Click below to check out the VPL-VW915ES review.

VPL-GTZ380 - Incredible Capabilities Combined with The Biggest Brain

In the future, as the brightness and contrast of home theater projectors increase, the clipped highlight information can be restored without making the HDR image look flat. For example, the X-1 processor in a 10,000 lumen Sony VPL-GTZ380 will clip fewer bright highlight details than an X1 processor found in the 2,000 lumen VPL-VW915ES. In fact, the GTZ-380 is bright enough to reproduce HDR mastered at 1,000 nits on a 100” screen with zero tone mapping.

BTW, if you are lucky enough to be able to afford an insanely bright projector like the GTZ380 for your home theater, you don’t have to worry about the HDR image being too bright. Since each pixel in HDR content is assigned a specific brightness when accurately reproduced that pixel will have the same brightness on a 10,000 nit projector or a 2,000 nit projector.

In addition to a rated brightness of 10,000 lumens, 100% DCI-P3 color coverage, and a 16;000:1 native contrast the flagship VPL-GTZ380 is also equipped with an even bigger brain. The X1 Ultimate is probably the most powerful video processor ever utilized in a home theater projector. Originally designed for Sony’s state of the art Master Series LCD and OLED TV, the X1 Ultimate adds two additional processing features.

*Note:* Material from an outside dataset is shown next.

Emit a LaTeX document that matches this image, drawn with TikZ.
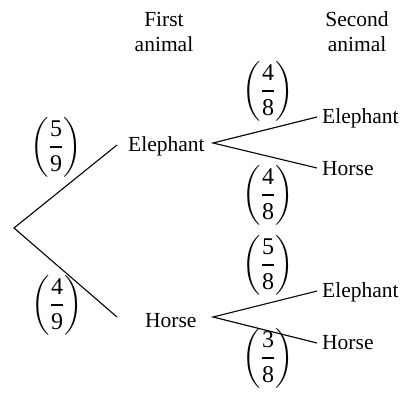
\documentclass[tikz,border=0pt]{standalone}
\usepackage{amsmath}
\usepackage{fontspec}
\setmainfont{Liberation Serif}
\newcommand{\pfrac}[2]{$\displaystyle\left(\genfrac{}{}{1.5pt}{0}{\rule[-3pt]{0pt}{19pt}\textrm{#1}}{\rule{0pt}{19pt}\textrm{#2}}\right)$}
\begin{document}
\begin{tikzpicture}[x=1pt,y=-1pt,
  lbl/.style={font=\fontsize{21.5}{25}\selectfont, inner sep=0pt},
  hdr/.style={font=\fontsize{21.5}{25}\selectfont, inner sep=0pt, align=center},
  frac/.style={font=\fontsize{24}{28}\selectfont, inner sep=0pt},
  br/.style={line width=1.1pt}]
\useasboundingbox (0,0) rectangle (401,396);
% headers
\node[hdr, anchor=base] (h1a) at (164,27) {First};
\node[hdr, anchor=base] (h1b) at (164,52) {animal};
\node[hdr, anchor=base] (h2a) at (357,27) {Second};
\node[hdr, anchor=base] (h2b) at (357,52) {animal};
% tree points
\coordinate (r) at (14,228);
\coordinate (e1in) at (117,145);
\coordinate (h1in) at (117,317);
\coordinate (e1out) at (213,143);
\coordinate (h1out) at (213,317);
\coordinate (e2in) at (317,117);
\coordinate (h2in) at (317,168);
\coordinate (e3in) at (317,291);
\coordinate (h3in) at (317,343);
% labels
\node[lbl, anchor=base west] (e1) at (128,151) {Elephant};
\node[lbl, anchor=base west] (h1) at (145,327) {Horse};
\node[lbl, anchor=base west] (e2) at (322,123) {Elephant};
\node[lbl, anchor=base west] (h2) at (322,175) {Horse};
\node[lbl, anchor=base west] (e3) at (322,297) {Elephant};
\node[lbl, anchor=base west] (h3) at (322,349) {Horse};
% branches
\draw[br] (e1in) -- (r) -- (h1in);
\draw[br] (e2in) -- (e1out) -- (h2in);
\draw[br] (e3in) -- (h1out) -- (h3in);
% fractions
\node[frac] (f1) at (56,147) {\pfrac{5}{9}};
\node[frac] (f2) at (57,305) {\pfrac{4}{9}};
\node[frac] (f3) at (268,91) {\pfrac{4}{8}};
\node[frac] (f4) at (268,195) {\pfrac{4}{8}};
\node[frac] (f5) at (268,265) {\pfrac{5}{8}};
\node[frac] (f6) at (268,358) {\pfrac{3}{8}};
\end{tikzpicture}
\end{document}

First is Object-based HDR Remaster which analyzes and adjusts the colors and contrast of individual objects on the screen. So while some projectors can adjust contrast frame by frame, it done along a single contrast curve, the X1 Ultimate adjust each object in each frame individually using multiple contrast curves per frame. The Dynamic HDR Enhancer and Object based HDR Remaster features work together to maintain even more of the highlight and shadow detail found in HDR content.

The second feature called Dual Database Processing ensures even better 4K upscaling. Two powerful image improvement databases work together, dynamically improving images in real time. 4K X-Reality PRO™ upscales images to near 4K clarity while a second database cleans the picture and reduces on-screen noise.

To learn more about Sony's flagship home theater projector, check our product introduction article.

Even when HDR content is mastered for professional cinema, the colorist and director still make hard decisions on what brightness information to keep, what to compress, and what to throw away. Since consumer HDR content is mastered for a much brighter flat panel, similar choices must be made by the projector’s video processor.

By combining high-quality components with powerful processing, projector manufacturers like Sony continue to improve the HD, 4K, and HDR image quality of their home theater projectors.